With this premise, Hypothesis H.1.T (Hypothesis of existence of Goldbach’s pairs based on dashes) becomes a specific case of previous one; from this, in fact, we can obtain Hypothesis H.1.T changing two aspects:

• setting $n \gt 2$ and $T := T_k$, where $k$ is the validity order for $2n$;
• adding the condition that $\mathrm{t\_value}(x) - 1$ and $\mathrm{t\_value}(y) + 1$ are both within the validity interval of the dashed line $T_k$.

Then, the steps needed for proving Hypothesis H.1.T are the following:

• Prove the Hypothesis H.1.T.A (Hypothesis of existence of pairs of complementary spaces based on dashes) for second order dashed lines (the proof for first order is rather simple, being a direct consequence of the fact that a first order dashed line is always a repeated sequence made by a dash followed by some spaces);
• Prove it for third order dashed lines;
• Analyze and compare among them the proofs obtained in previous steps, in order to get a proof which is valid for any dashed line of any order (so, including also all dashed lines of type $T_k$);
• At the end, introduce the hypothesis about validity interval, then fully proving Hypothesis H.1.T.

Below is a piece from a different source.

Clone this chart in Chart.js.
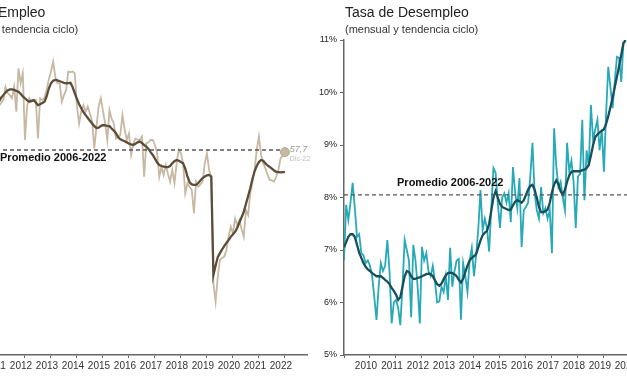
<!DOCTYPE html>
<html lang="es">
<head>
<meta charset="utf-8">
<title>Tasa de Empleo y Tasa de Desempleo</title>
<script src="https://cdn.jsdelivr.net/npm/chart.js@4.4.1/dist/chart.umd.min.js"></script>
<style>
    body { margin: 0; width: 627px; height: 376px; overflow: hidden; position: relative; background: #fff;
           font-family: "Liberation Sans", Arial, sans-serif; }
    .panel { position: absolute; top: 0; width: 400px; height: 376px; }
    .titulo { position: absolute; top: 4px; font-size: 14px; line-height: 16px; color: #222; white-space: nowrap; }
    .subtitulo { position: absolute; top: 23px; font-size: 11px; line-height: 13px; color: #333; white-space: nowrap; }
</style>
</head>
<body>

<div class="panel" style="left:-83px">
    <canvas id="empleoChart" width="400" height="376"></canvas>
    <div class="titulo" style="left:28px">Tasa de Empleo</div>
    <div class="subtitulo" style="left:28px">(mensual y tendencia ciclo)</div>
</div>

<div class="panel" style="left:314px">
    <canvas id="desempleoChart" width="400" height="376"></canvas>
    <div class="titulo" style="left:31px">Tasa de Desempleo</div>
    <div class="subtitulo" style="left:31px">(mensual y tendencia ciclo)</div>
</div>

<script>
// ===================================
// Datos
// ===================================

const inicioEje = 2009;
const finEje = 2022.85;
const etiquetasAnios = [2010, 2011, 2012, 2013, 2014, 2015, 2016, 2017, 2018, 2019, 2020, 2021, 2022];

// Empleo (%), mensual desde la posición 2011 del eje
const inicioEmpleo = 2011;
const empleoMensual = [
    59.5, 59.6, 59.71, 60.22, 59.97, 59.9, 59.78, 60.22, 59.27, 60.92,
    60.35, 60.73, 58.19, 59.5, 59.78, 59.65, 59.7, 59.71, 58.25, 59.78,
    59.71, 59.8, 60.1, 60.5, 60.8, 61.18, 60.6, 60.35, 60.35, 59.65,
    59.9, 60.1, 60.8, 60.78, 60.8, 60.73, 59.46, 58.82, 59.3, 59.52,
    59.27, 59.46, 59.2, 58.89, 57.87, 58.7, 59.46, 59.78, 59.3, 58.82,
    58.19, 59.33, 59.0, 58.82, 58.25, 58.3, 58.38, 59.14, 58.6, 58.19,
    58.44, 57.62, 58.06, 58.25, 58.2, 58.19, 58.32, 56.79, 58.06, 58.1,
    58.19, 58.19, 58.0, 57.7, 56.79, 57.17, 56.86, 57.24, 56.9, 56.6,
    57.05, 56.54, 57.3, 57.81, 57.68, 57.3, 56.15, 56.54, 56.4, 56.29,
    55.4, 56.6, 56.41, 56.5, 56.6, 57.3, 57.68, 57.05, 56.79, 52.73,
    52.03, 52.98, 53.62, 53.7, 53.75, 54.0, 54.5, 54.89, 54.64, 55.2,
    54.95, 55.14, 54.8, 54.51, 55.52, 55.33, 56.16, 56.6, 57.05, 57.81,
    58.32, 57.62, 57.3, 57.11, 56.86, 56.67, 56.65, 56.6, 56.8, 57.05,
    57.5, 57.6, 57.73
];
const empleoTendencia = [
    59.65, 59.8, 59.9, 60.0, 60.08, 60.12, 60.12, 60.1, 60.06, 60.03,
    59.95, 59.85, 59.78, 59.7, 59.65, 59.68, 59.71, 59.62, 59.52, 59.55,
    59.6, 59.65, 59.85, 60.15, 60.35, 60.45, 60.48, 60.46, 60.43, 60.4,
    60.37, 60.35, 60.36, 60.37, 60.2, 59.97, 59.75, 59.55, 59.4, 59.25,
    59.14, 59.03, 58.92, 58.82, 58.72, 58.65, 58.66, 58.72, 58.76, 58.75,
    58.73, 58.72, 58.63, 58.55, 58.45, 58.3, 58.22, 58.18, 58.14, 58.1,
    58.05, 58.02, 58.0, 58.05, 58.1, 58.13, 58.08, 58.0, 57.94, 57.85,
    57.73, 57.62, 57.48, 57.33, 57.24, 57.2, 57.18, 57.16, 57.16, 57.2,
    57.3, 57.38, 57.43, 57.4, 57.35, 57.3, 57.1, 56.8, 56.58, 56.5,
    56.48, 56.48, 56.55, 56.65, 56.74, 56.8, 56.84, 56.86, 56.8, 53.05,
    53.4, 53.73, 53.88, 54.02, 54.15, 54.27, 54.38, 54.5, 54.6, 54.69,
    54.85, 55.05, 55.25, 55.45, 55.75, 56.05, 56.35, 56.7, 57.0, 57.2,
    57.35, 57.43, 57.4, 57.3, 57.22, 57.16, 57.1, 57.03, 56.98, 56.97,
    56.96, 56.97, 56.97
];
const promedioEmpleo = 57.81;
const ultimoEmpleoTexto = '57,7';
const ultimoEmpleoFecha = 'Dic-22';

// Desempleo (%), mensual desde el inicio del eje
const inicioDesempleo = 2009;
const desempleoMensual = [
    6.8, 7.86, 7.57, 7.9, 8.28, 7.8, 7.25, 7.3, 6.94, 6.9,
    6.75, 6.8, 6.7, 6.5, 6.1, 5.67, 6.3, 6.75, 6.6, 6.7,
    7.19, 6.6, 5.6, 6.0, 6.05, 5.9, 5.57, 6.3, 7.19, 7.0,
    6.8, 5.72, 7.1, 6.8, 6.3, 5.6, 7.06, 6.8, 6.94, 6.6,
    6.5, 6.7, 6.4, 6.0, 6.02, 6.3, 6.2, 6.5, 6.05, 7.04,
    6.3, 6.6, 6.8, 6.83, 5.67, 6.75, 6.5, 6.2, 6.8, 7.04,
    6.5, 6.9, 7.4, 8.14, 7.38, 7.6, 7.42, 6.97, 7.8, 8.56,
    8.47, 7.9, 7.42, 8.0, 8.08, 7.9, 8.08, 7.53, 8.58, 8.1,
    7.8, 8.37, 7.06, 7.76, 7.82, 7.9, 8.4, 9.04, 8.09, 7.76,
    7.6, 8.2, 7.7, 7.8, 7.6, 7.76, 6.94, 9.32, 8.6, 8.2,
    8.3, 8.0, 7.76, 9.04, 8.5, 8.7, 8.3, 7.42, 8.4, 8.45,
    9.48, 7.95, 8.9, 8.6, 9.76, 9.1, 9.3, 9.48, 8.9, 9.3,
    8.49, 9.6, 10.49, 10.1, 9.7, 10.2, 10.68, 10.66, 10.2, 10.94,
    10.98
];
const desempleoTendencia = [
    7.05, 7.15, 7.25, 7.3, 7.3, 7.25, 7.1, 6.95, 6.85, 6.75,
    6.68, 6.63, 6.6, 6.56, 6.53, 6.5, 6.5, 6.5, 6.47, 6.43,
    6.4, 6.35, 6.28, 6.22, 6.15, 6.05, 6.1, 6.3, 6.5, 6.6,
    6.58, 6.5, 6.45, 6.45, 6.47, 6.48, 6.5, 6.52, 6.54, 6.55,
    6.54, 6.5, 6.42, 6.35, 6.32, 6.36, 6.44, 6.52, 6.56, 6.57,
    6.56, 6.54, 6.5, 6.43, 6.38, 6.45, 6.58, 6.7, 6.8, 6.85,
    6.88, 6.92, 7.05, 7.18, 7.28, 7.33, 7.36, 7.5, 7.75, 8.0,
    8.12, 8.0, 7.88, 7.82, 7.8, 7.78, 7.76, 7.77, 7.85, 7.92,
    7.95, 7.93, 7.9, 7.95, 8.05, 8.15, 8.22, 8.24, 8.15, 8.0,
    7.82, 7.72, 7.72, 7.74, 7.77, 7.9, 8.1, 8.25, 8.33, 8.25,
    8.12, 8.05, 8.15, 8.3, 8.42, 8.49, 8.5, 8.5, 8.5, 8.5,
    8.52, 8.53, 8.56, 8.62, 8.8, 9.0, 9.15, 9.2, 9.24, 9.27,
    9.3, 9.4, 9.55, 9.72, 9.9, 10.1, 10.3, 10.5, 10.72, 10.94,
    11.0
];
const promedioDesempleo = 8.05;

const FUENTE = '"Liberation Sans", Arial, sans-serif';

// Convertir serie mensual en puntos {x, y}
function aPuntos(inicio, valores) {
    return valores.map((v, i) => ({ x: inicio + i / 12, y: v }));
}

// Textos sobre el gráfico (promedio, último dato)
const notasPlugin = {
    id: 'notas',
    afterDatasetsDraw(chart, args, opts) {
        const { ctx, scales: { x, y } } = chart;
        ctx.save();
        (opts.textos || []).forEach(t => {
            ctx.font = t.font;
            ctx.fillStyle = t.color;
            ctx.textAlign = 'left';
            ctx.textBaseline = 'middle';
            ctx.fillText(t.texto, x.getPixelForValue(t.x), y.getPixelForValue(t.y));
        });
        ctx.restore();
    }
};

function crearGrafico(id, cfg) {
    return new Chart(document.getElementById(id), {
        type: 'line',
        data: {
            datasets: [
                {
                    data: aPuntos(cfg.inicio, cfg.mensual),
                    borderColor: cfg.colorMensual,
                    borderWidth: 1.8,
                    pointRadius: 0,
                    order: 3
                },
                {
                    data: aPuntos(cfg.inicio, cfg.tendencia),
                    borderColor: cfg.colorTendencia,
                    borderWidth: 2.3,
                    pointRadius: 0,
                    order: 2
                },
                {
                    data: [{ x: inicioEje, y: cfg.promedio }, { x: cfg.finPromedio, y: cfg.promedio }],
                    borderColor: '#555',
                    borderWidth: 1.4,
                    borderDash: [4, 3],
                    pointRadius: 0,
                    order: 1
                },
                ...(cfg.extra || [])
            ]
        },
        options: {
            responsive: false,
            animation: false,
            layout: { padding: { top: 40, right: 10, left: 0, bottom: 0 } },
            plugins: {
                legend: { display: false },
                tooltip: { enabled: false },
                notas: { textos: cfg.notas }
            },
            scales: {
                x: {
                    type: 'linear',
                    min: inicioEje,
                    max: finEje,
                    afterFit: s => { s.height = 21; },
                    // una marca por año, la primera en el origen sin etiqueta
                    afterBuildTicks: s => { s.ticks = [inicioEje, ...etiquetasAnios].map(v => ({ value: v })); },
                    grid: { drawOnChartArea: false, tickLength: 3, color: '#666' },
                    border: { color: '#666', width: 1.5 },
                    ticks: {
                        autoSkip: false,
                        maxRotation: 0,
                        padding: 2,
                        labelOffset: -4,
                        color: '#333',
                        font: { size: 10, family: FUENTE },
                        callback: v => etiquetasAnios.includes(v) ? String(v) : ''
                    }
                },
                y: {
                    min: cfg.yMin,
                    max: cfg.yMax,
                    afterFit: s => { s.width = 30; },
                    grid: { drawOnChartArea: false, tickLength: 4, color: '#666' },
                    border: { color: '#666', width: 1.5 },
                    ticks: {
                        stepSize: cfg.yPaso,
                        padding: 3,
                        color: '#222',
                        font: { size: 9, family: FUENTE },
                        callback: v => v + '%'
                    }
                }
            }
        },
        plugins: [notasPlugin]
    });
}

// Gráfico de empleo
const colorEmpleo = '#c6b8a3';
const ultimoX = inicioEmpleo + (empleoMensual.length - 1) / 12;
crearGrafico('empleoChart', {
    inicio: inicioEmpleo,
    mensual: empleoMensual,
    tendencia: empleoTendencia,
    colorMensual: colorEmpleo,
    colorTendencia: '#5c4c38',
    promedio: promedioEmpleo,
    finPromedio: ultimoX + 0.1,
    yMin: 50, yMax: 62, yPaso: 2,
    extra: [{
        data: [{ x: ultimoX, y: empleoMensual[empleoMensual.length - 1] }],
        showLine: false,
        pointRadius: 4.5,
        pointBackgroundColor: colorEmpleo,
        pointBorderColor: '#b9a98f',
        order: 0
    }],
    notas: [
        { texto: 'Promedio 2006-2022', x: 2011.04, y: 57.5, font: 'bold 11px ' + FUENTE, color: '#111' },
        { texto: ultimoEmpleoTexto, x: 2022.19, y: promedioEmpleo, font: 'italic 9px ' + FUENTE, color: '#9b9b9b' },
        { texto: ultimoEmpleoFecha, x: 2022.19, y: 57.47, font: '7px ' + FUENTE, color: '#bdbdbd' }
    ]
});

// Gráfico de desempleo
crearGrafico('desempleoChart', {
    inicio: inicioDesempleo,
    mensual: desempleoMensual,
    tendencia: desempleoTendencia,
    colorMensual: '#27a9b8',
    colorTendencia: '#17505a',
    promedio: promedioDesempleo,
    finPromedio: finEje,
    yMin: 5, yMax: 11, yPaso: 1,
    notas: [
        { texto: 'Promedio 2006-2022', x: 2011.04, y: 8.28, font: 'bold 11px ' + FUENTE, color: '#111' }
    ]
});
</script>
</body>
</html>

For now, investigation is in progress on first step, and advancements about it are exposed in a dedicated page. When it will be completed, we will be able to deal with following ones, until concluding the global argument, in order to obtain a real Theorem, in the last step.
Last step could look very tough, but, actually, this will depend on the results of previous ones. An important aspect, in fact, is proving Hypothesis H.1.T.A in a constructive way, i.e. not only proving that $x$ and $y$ exist, but also, as accurately as possible, which are these numbers, and, consequently, which are the corresponding $\mathrm{t\_value(x)}$ and $\mathrm{t\_value(y)}$. By doing this, by adding the condition on validity interval of Hypothesis H.1.T, most of the work will be done, because the solutions will already been located in some way; the only thing to be verified will be only if this location is enough to be sure that at least a solution exist within the validity interval.